Choose an area to plant alfalfa with full sun to partial shade that is well-drained and does not collect water. Avoid any area that allows water to stand after a rain.
Test the soil. Soil pH should be at least 6.5 to grow alfalfa. For a low soil pH, apply 50 pounds of lime for every 1,000 square feet. If your soil pH is too high, apply 400 pounds of sulfur per acre.
Till the ground to a depth of 1/4 inch. Remove all weeds, rocks and other debris. If you are planting using a no-till method, apply a herbicide to the area to destroy the weeds. No-till methods slice a hole into the soil.

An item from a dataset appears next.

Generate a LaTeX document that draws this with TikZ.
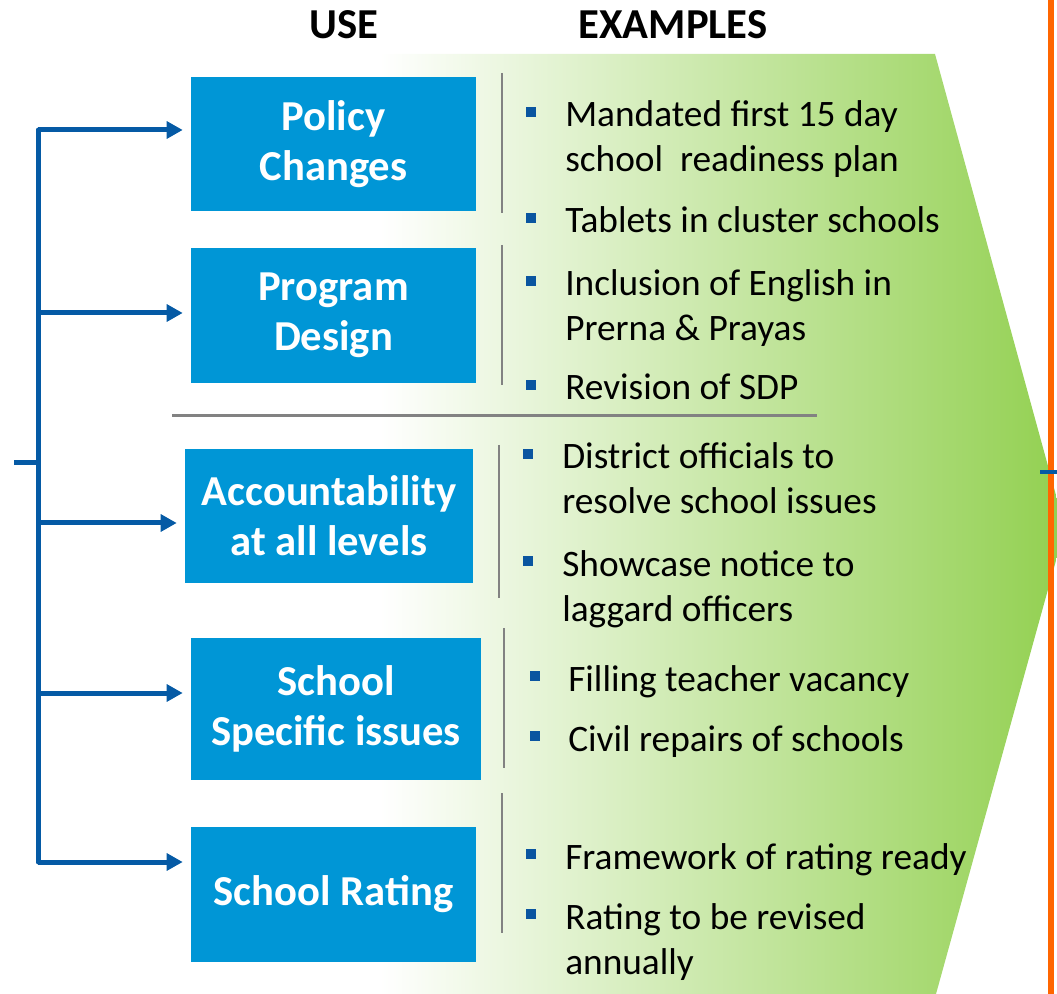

Spread your alfalfa seeds at a rate of 18 to 20 pounds of seed per acre. Use a mechanical seeder to apply the seed evenly. If you are using a broadcast seeder, apply 20 to 30 pounds of seed per acre because the seed will not be planted as deep.
Rake over your seeds or pull a length of chain link fence over the area to cover the seeds. This will prevent the seeds from washing or blowing away. Seeds should be no deeper than 1/4 of an inch deep. No-till planting methods use a press to push the seeds into the soil.
Apply a selective herbicide to control weed in the alfalfa. Choose a post-emergent herbicide to destroy the weeds but leave the alfalfa.
Water alfalfa with 2 to 3 inches of water daily until the grass has been established. Once the grass begins growing, usually in about a week, decrease watering to every other day.